Schoech suggested that the board determine whether there was support to terminate Quickel’s contract without cause. “If there is, then this matter is finished with no additional discussion,” he said. “If there isn’t, you cannot hire a maintenance operator until the contract is amended, and that will require a negotiation with Ms. Quickel.”
Jacobs made a motion to terminate Quickel effective immediately, but it died for lack of a second.
Dunkley said that he would not second such a motion without gaining more firsthand information. “I understand and I can empathize with Supervisor Jacobs, and one of the reasons I refuse to vote at this point is because I am the new kid on the block,” he said. “I’m a professional investigator, and I don’t act on hearsay.”

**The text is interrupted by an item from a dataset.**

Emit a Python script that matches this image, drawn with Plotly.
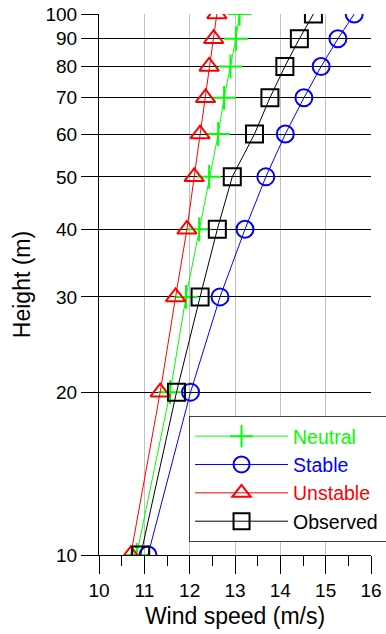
import plotly.graph_objects as go

heights = [10, 20, 30, 40, 50, 60, 70, 80, 90, 100]
neutral = [10.83, 11.57, 11.92, 12.21, 12.43, 12.63, 12.76, 12.90, 13.02, 13.10]
stable = [11.08, 12.02, 12.67, 13.22, 13.68, 14.11, 14.52, 14.90, 15.27, 15.63]
unstable = [10.70, 11.35, 11.69, 11.94, 12.10, 12.23, 12.35, 12.43, 12.53, 12.60]
observed = [10.92, 11.71, 12.23, 12.61, 12.94, 13.43, 13.77, 14.10, 14.42, 14.73]

x_ticks = [10, 11, 12, 13, 14, 15, 16]
y_ticks = [10, 20, 30, 40, 50, 60, 70, 80, 90, 100]

FONT = "Liberation Sans, Arial, sans-serif"

series = [
    ("Neutral", neutral, "#00ff00", "cross-thin-open"),
    ("Stable", stable, "#0000ff", "circle-open"),
    ("Unstable", unstable, "#ff0000", "triangle-up-open"),
    ("Observed", observed, "#000000", "square-open"),
]

fig = go.Figure()
for name, vals, color, sym in series:
    fig.add_trace(go.Scatter(
        x=vals, y=heights, mode="lines+markers",
        name=f"<span style='color:{color}'>{name}</span>\u00a0\u00a0\u00a0",
        line=dict(color=color, width=1),
        marker=dict(symbol=sym, size=17, color=color, line=dict(color=color, width=2)),
    ))

fig.update_layout(
    width=386, height=634,
    margin=dict(l=99, r=15, t=14, b=79, autoexpand=False),
    plot_bgcolor="white", paper_bgcolor="white",
    font=dict(family=FONT, size=19, color="black"),
    showlegend=True,
    legend=dict(
        x=0.331, y=0.257, xanchor="left", yanchor="top",
        bgcolor="white", bordercolor="#404040", borderwidth=1,
        font=dict(family=FONT, size=19.5),
        itemwidth=93, tracegroupgap=0,
    ),
    xaxis=dict(
        range=[10, 16], tickvals=x_ticks, ticktext=[str(v) for v in x_ticks],
        showgrid=True, gridcolor="#c0c0c0", gridwidth=1,
        ticks="outside", ticklen=18, tickcolor="black", tickwidth=1,
        minor=dict(dtick=0.5, ticks="outside", ticklen=10, tickcolor="black", showgrid=False),
        showline=True, linecolor="black", linewidth=1,
        zeroline=False, automargin=False,
        title=dict(text="Wind speed (m/s)", standoff=8),
    ),
    yaxis=dict(
        type="log", range=[1, 2], tickvals=y_ticks, ticktext=[str(v) for v in y_ticks],
        showgrid=True, gridcolor="black", gridwidth=1,
        ticks="outside", ticklen=17, tickcolor="black", tickwidth=1,
        showline=True, linecolor="black", linewidth=1,
        zeroline=False, automargin=False,
        title=dict(text="Height (m)", standoff=8),
    ),
)

fig.write_html("out.html")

Dunkley said he would prefer to table the issue so he can study it and decide for himself. “I do think we need to sit down and reorganize things,” he said. “I think it needs to be more transparent.”
Jacobs agreed to table the idea of terminating or renegotiating Quickel’s contract for several months but said she still believed a hiring freeze is needed.
Damone suggested that supervisors conduct a workshop with Quickel and other administrative staff to review the responsibilities of the respective departments.
Jacobs said she favored such a workshop, but pointed out that she had asked for a similar meeting in September that never came to be.
Damone suggested they have a roundtable discussion outside the office. “It would help Supervisor Dunkley, too,” she said, “where the board of supervisors hears who the key staff members are, maybe each one could introduce their departments to us where we would be able to ask them questions.”
Jacobs added that she would like Schoech to review the Sunshine Law and help Hager with presiding over the board.
Damone asked Quickel if that was agreeable, but Quickel said she would prefer to have her resignation negotiated with legal staff.
“You have made it very clear about the hiring freeze and to change the direction of maintenance and operations, and I completely understand, but there is a contract in place,” Quickel said. “I would ask that you give direction for me to negotiate with the attorneys.”
Jacobs made a motion to begin negotiations for Quickel’s resignation, which was seconded with regrets by Damone. The motion carried 5-0.
“I’ll say for the record that I know why Tanya did that, because she is an absolute professional,” Damone said. “Even if you disagree with her, this is not fair to her professionalism. She is well-respected among her peers in this county and this state, and she deserves to be treated with respect.”